To do – Below, find the line containing "Rebuild this chart" and the line containing "values = [601, 409, 352, 273, 188, 167, 93]"; reproduce exactly those two and every line between them, omitting pictures.

Records shown –

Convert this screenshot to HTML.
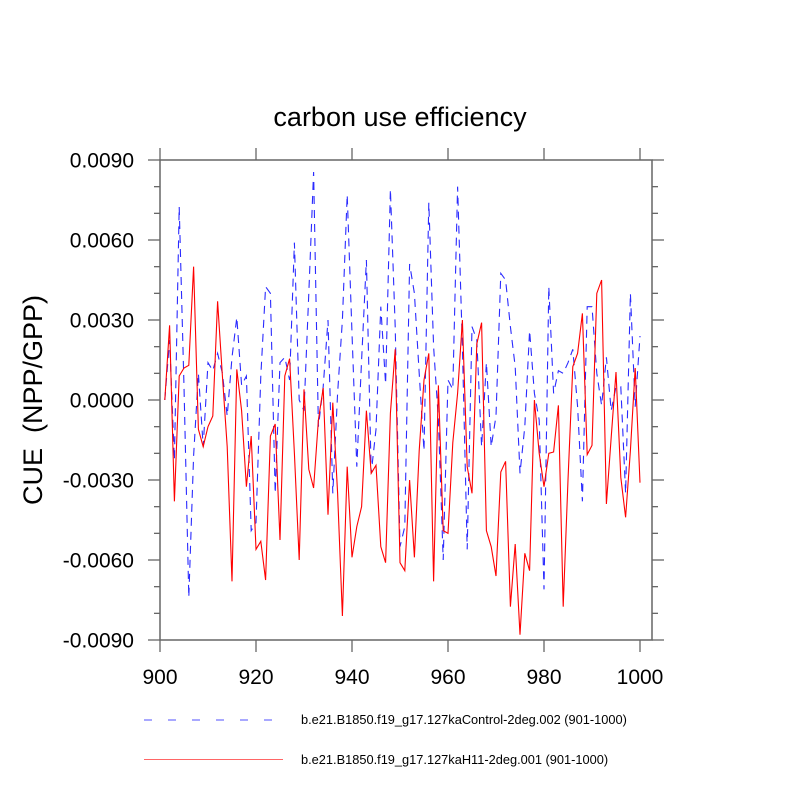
<!DOCTYPE html>
<html><head><meta charset="utf-8"><style>
body{margin:0;background:#fff}
svg{display:block}
text{font-family:"Liberation Sans",sans-serif;fill:#000}
</style></head><body>
<svg id="chart" width="800" height="800" viewBox="0 0 800 800">
<text x="400" y="126" font-size="27" text-anchor="middle">carbon use efficiency</text>
<text transform="translate(42,400) rotate(-90)" font-size="27" text-anchor="middle" xml:space="preserve">CUE  (NPP/GPP)</text>
<g id="axes"></g>
<g id="series"></g>
<g>
<line x1="144" y1="720" x2="276" y2="720" stroke="#5050ff" stroke-width="1" stroke-dasharray="8,16"/>
<text x="301" y="724" font-size="12.8">b.e21.B1850.f19_g17.127kaControl-2deg.002 (901-1000)</text>
<rect x="144" y="759" width="139" height="1" fill="#ff0000" fill-opacity="0.6"/>
<text x="301" y="764" font-size="12.8">b.e21.B1850.f19_g17.127kaH11-2deg.001 (901-1000)</text>
</g>
</svg>
<script>
const years = Array.from({length:100},(_,i)=>901+i);
const controlValues = [0,2.25,-2.25,7.25,0.5,-7.4,-2.1,1.0,-1.75,1.4,1.1,1.75,1.0,-0.6,1.6,3.1,0.55,0.9,-4.9,-4.6,0.9,4.25,4.0,-3.5,1.4,1.6,
0.75,5.9,0,-0.4,4.0,8.55,-1.0,0.5,3.0,-3.5,0.25,3.0,7.7,2.5,-2.5,1.5,5.25,-2.75,-1.1,3.5,0.6,7.9,2.75,-5.5,-4.75,5.1,
4.0,1.0,-1.9,7.4,2.0,-0.75,-6.0,0.75,0.4,8.0,2.0,-5.6,2.75,2.25,-1.75,1.4,-1.75,-0.6,4.75,4.5,2.75,1.25,-2.75,-1.0,2.6,0.25,
-0.75,-7.1,4.25,0.25,1.1,1.0,1.4,1.9,-0.25,-3.8,3.5,3.5,1.0,-0.2,1.6,-0.4,0.5,0.5,-3.5,4.0,-0.25,2.4];
const h11Values = [0,2.8,-3.8,0.9,1.2,1.3,5.0,-1.1,-1.75,-1.0,-0.6,3.7,0.9,-1.75,-6.8,1.15,-0.4,-3.25,-1.35,-5.6,-5.3,-6.75,-1.35,-0.9,-5.25,0.9,
1.55,-2.0,-6.0,0.4,-2.6,-3.3,-0.75,0.45,-4.3,-0.1,-3.5,-8.1,-2.5,-5.9,-4.75,-4.0,-0.4,-2.75,-2.45,-5.5,-6.1,-0.5,1.9,-6.1,-6.4,-3.0,
-5.9,-1.9,0.75,1.75,-6.8,0.55,-4.9,-5.0,-1.6,0.25,3.0,-2.5,-3.5,2.1,2.9,-4.9,-5.5,-6.6,-2.7,-2.3,-7.75,-5.4,-8.8,-5.75,-6.4,0,
-2.0,-3.25,-2.0,-1.95,-0.2,-7.75,-3.0,1.25,1.75,3.25,-2.05,-1.7,4.0,4.5,-3.9,-1.4,1.05,-2.9,-4.4,-1.9,1.2,-3.1];
const xTicks = [900,920,940,960,980,1000];
const yTicks = [0.009,0.006,0.003,0,-0.003,-0.006,-0.009];
const yTickLabels = ["0.0090","0.0060","0.0030","0.0000","-0.0030","-0.0060","-0.0090"];

const L=160,R=652,T=160,B=640;
const xs = y => L + (y-900)*4.8;
const ys = v => 400 - v/0.018*480;
const NS='http://www.w3.org/2000/svg';
function mk(tag,attrs,parent){const e=document.createElementNS(NS,tag);for(const k in attrs)e.setAttribute(k,attrs[k]);parent.appendChild(e);return e;}
const ax=document.getElementById('axes');
const frame=mk('rect',{x:L,y:T,width:R-L,height:B-T,fill:'none',stroke:'#666','stroke-width':1.5},ax);


for(let k=-9;k<=9;k++){
  const v=k*0.001, y=ys(v), major=(k%3===0), len=major?12:6;
  const t1=mk('line',{x1:L-len,y1:y,x2:L,y2:y,stroke:'#666','stroke-width':1.3},ax);
  
  
  const t2=mk('line',{x1:R,y1:y,x2:R+len,y2:y,stroke:'#666','stroke-width':1.3},ax);
  
  
}
yTicks.forEach((v,i)=>{
  const t=mk('text',{x:134,y:ys(v)+7.5,'font-size':21,'text-anchor':'end'},ax);
  t.textContent=yTickLabels[i];
  
  
});
xTicks.forEach(yr=>{
  const x=xs(yr);
  const t1=mk('line',{x1:x,y1:B,x2:x,y2:B+12,stroke:'#666','stroke-width':1.3},ax);
  
  
  const t2=mk('line',{x1:x,y1:T-12,x2:x,y2:T,stroke:'#666','stroke-width':1.3},ax);
  
  
  const t=mk('text',{x:x,y:684,'font-size':21,'text-anchor':'middle'},ax);
  t.textContent=String(yr);
  
  
});
const sg=document.getElementById('series');
const pc=mk('polyline',{points:years.map((y,i)=>xs(y)+','+ys(controlValues[i]/1000)).join(' '),fill:'none',stroke:'#2a2aff','stroke-width':1.1,'stroke-dasharray':'8,6'},sg);


const ph=mk('polyline',{points:years.map((y,i)=>xs(y)+','+ys(h11Values[i]/1000)).join(' '),fill:'none',stroke:'#ff0000','stroke-width':1.1},sg);


</script>
</body></html>
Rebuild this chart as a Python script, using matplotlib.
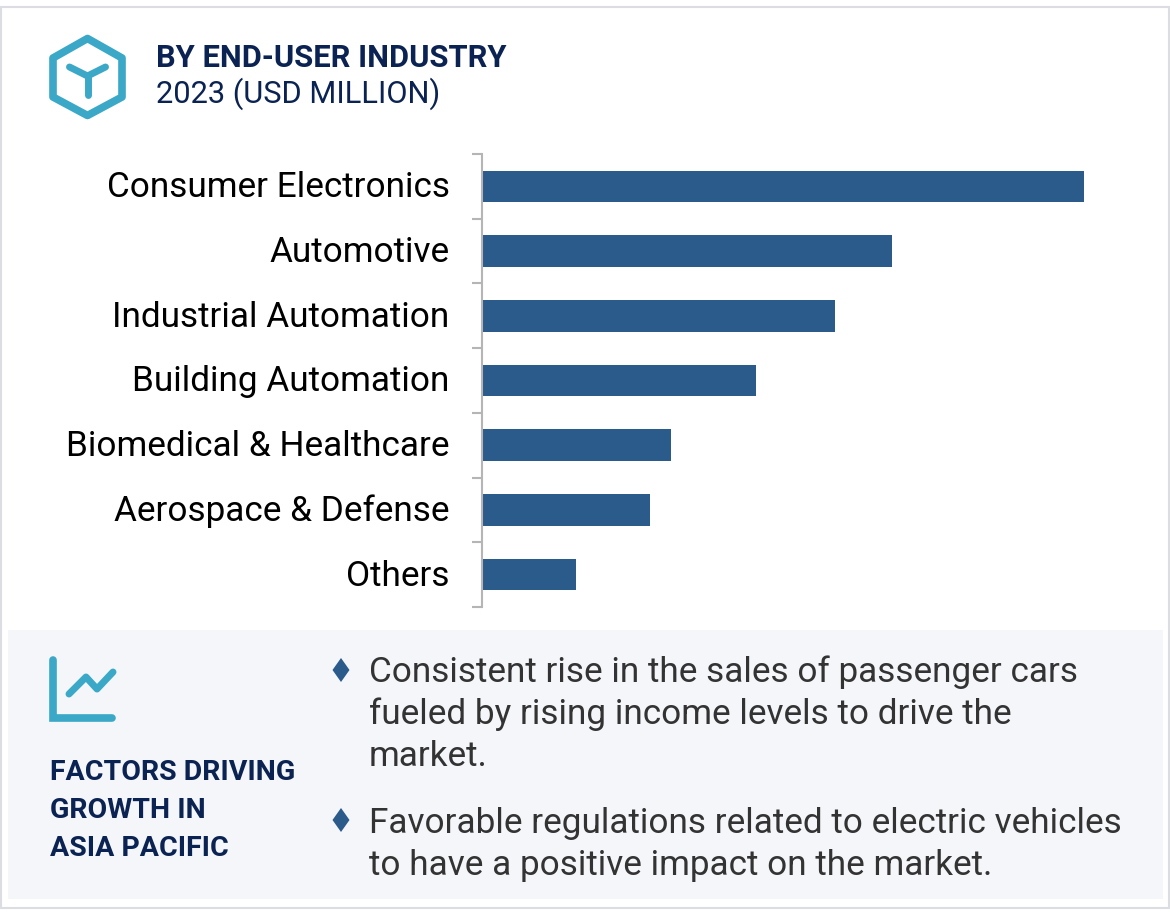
import numpy as np
import matplotlib
matplotlib.use('Agg')
import matplotlib.pyplot as plt
from matplotlib.patches import Rectangle, Polygon
from matplotlib.transforms import ScaledTranslation

plt.rcParams['font.family'] = ['Roboto', 'DejaVu Sans']

# Values (no axis in the picture, so relative units)
categories = ["Consumer Electronics", "Automotive", "Industrial Automation", "Building Automation",
              "Biomedical & Healthcare", "Aerospace & Defense", "Others"]
values = [601, 409, 352, 273, 188, 167, 93]

title = "BY END-USER INDUSTRY"
subtitle = "2023 (USD MILLION)"
factors_lines = ["FACTORS DRIVING", "GROWTH IN", "ASIA PACIFIC"]
bullet_1 = ["Consistent rise in the sales of passenger cars", "fueled by rising income levels to drive the", "market."]
bullet_2 = ["Favorable regulations related to electric vehicles", "to have a positive impact on the market."]

W, H = 1170, 917
NAVY = '#0b2352'
TEAL = '#3aa8c6'
BAR = '#2b5b8a'

fig = plt.figure(figsize=(W/100, H/100), dpi=100, facecolor='white')

# overlay in pixel coordinates for the frame, panel, icons and text
bg = fig.add_axes([0, 0, 1, 1], zorder=0)
bg.set_xlim(0, W)
bg.set_ylim(H, 0)
bg.axis('off')

bg.add_patch(Rectangle((1, 7), 1168, 901, fc='white', ec='#dcdde3', lw=1.5))
bg.add_patch(Rectangle((8, 630), 1155, 269, fc='#f4f6fa', ec='none'))

# hexagon icon
hex_pts = [(87.5, 38.5), (122, 58), (122, 97), (87.5, 115.5), (53, 97), (53, 58)]
bg.add_patch(Polygon(hex_pts, closed=True, fc='none', ec=TEAL, lw=5.5, joinstyle='round'))
bg.plot([69.5, 87.5, 105.5], [67, 76, 67], color=TEAL, lw=5, solid_capstyle='round', solid_joinstyle='round')
bg.plot([87.5, 87.5], [76, 95], color=TEAL, lw=5, solid_capstyle='round')

bg.text(156, 58, title, fontsize=22.25, fontweight='bold', color=NAVY, va='center', ha='left')
bg.text(156, 94, subtitle, fontsize=22.25, color=NAVY, va='center', ha='left')

# trend icon
bg.plot([53, 53, 112], [660, 718, 718], color=TEAL, lw=5.5, solid_capstyle='round', solid_joinstyle='miter')
bg.plot([69, 86, 97, 113], [694, 677, 689, 672], color=TEAL, lw=5, solid_capstyle='round', solid_joinstyle='round')

for txt, y in zip(factors_lines, [772, 810, 849]):
    bg.text(49.5, y, txt, fontsize=20.5, fontweight='bold', color=NAVY, va='center', ha='left')

for txt, y in zip(bullet_1, [672, 714, 757]):
    bg.text(369, y, txt, fontsize=25.33, color='#333333', va='center', ha='left')
for txt, y in zip(bullet_2, [823, 865]):
    bg.text(369, y, txt, fontsize=25.33, color='#333333', va='center', ha='left')

for y in [670, 820]:
    bg.add_patch(Polygon([(341, y-12), (349.5, y), (341, y+12), (332.5, y)], closed=True, fc=BAR, ec='none'))

# bar chart
ax = fig.add_axes([483/W, 1-607/H, 601/W, (607-154)/H], zorder=1)
ax.patch.set_alpha(0)
# spine first: set_position resets the ticks
for s in ['top', 'right', 'bottom']:
    ax.spines[s].set_visible(False)
ax.spines['left'].set_color('#b5b5b5')
ax.spines['left'].set_linewidth(1.5)
ax.spines['left'].set_position(('outward', 1))

ypos = np.arange(len(categories))
ax.barh(ypos, values, height=0.49, color=BAR)
ax.set_xlim(0, 601)
ax.set_ylim(len(categories)-0.5, -0.5)
ax.set_yticks(ypos)
ax.set_yticklabels(categories, fontsize=25.3, color='#000000')
ax.set_yticks(np.arange(-0.5, len(categories)), minor=True)
ax.tick_params(axis='y', which='major', length=0, pad=23)
ax.tick_params(axis='y', which='minor', length=7, width=1.5, color='#b5b5b5', direction='out')
# labels sit 2px higher than tick centre in the reference
up = ScaledTranslation(0, 2/100, fig.dpi_scale_trans)
for lab in ax.get_yticklabels():
    lab.set_transform(lab.get_transform() + up)
ax.set_xticks([])

fig.savefig('out.png', dpi=100)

Result for this task –
Rebuild this chart as a Python script, using matplotlib.
import numpy as np
import matplotlib
matplotlib.use('Agg')
import matplotlib.pyplot as plt
from matplotlib.patches import Rectangle, Polygon
from matplotlib.transforms import ScaledTranslation

plt.rcParams['font.family'] = ['Roboto', 'DejaVu Sans']

# Values (no axis in the picture, so relative units)
categories = ["Consumer Electronics", "Automotive", "Industrial Automation", "Building Automation",
              "Biomedical & Healthcare", "Aerospace & Defense", "Others"]
values = [601, 409, 352, 273, 188, 167, 93]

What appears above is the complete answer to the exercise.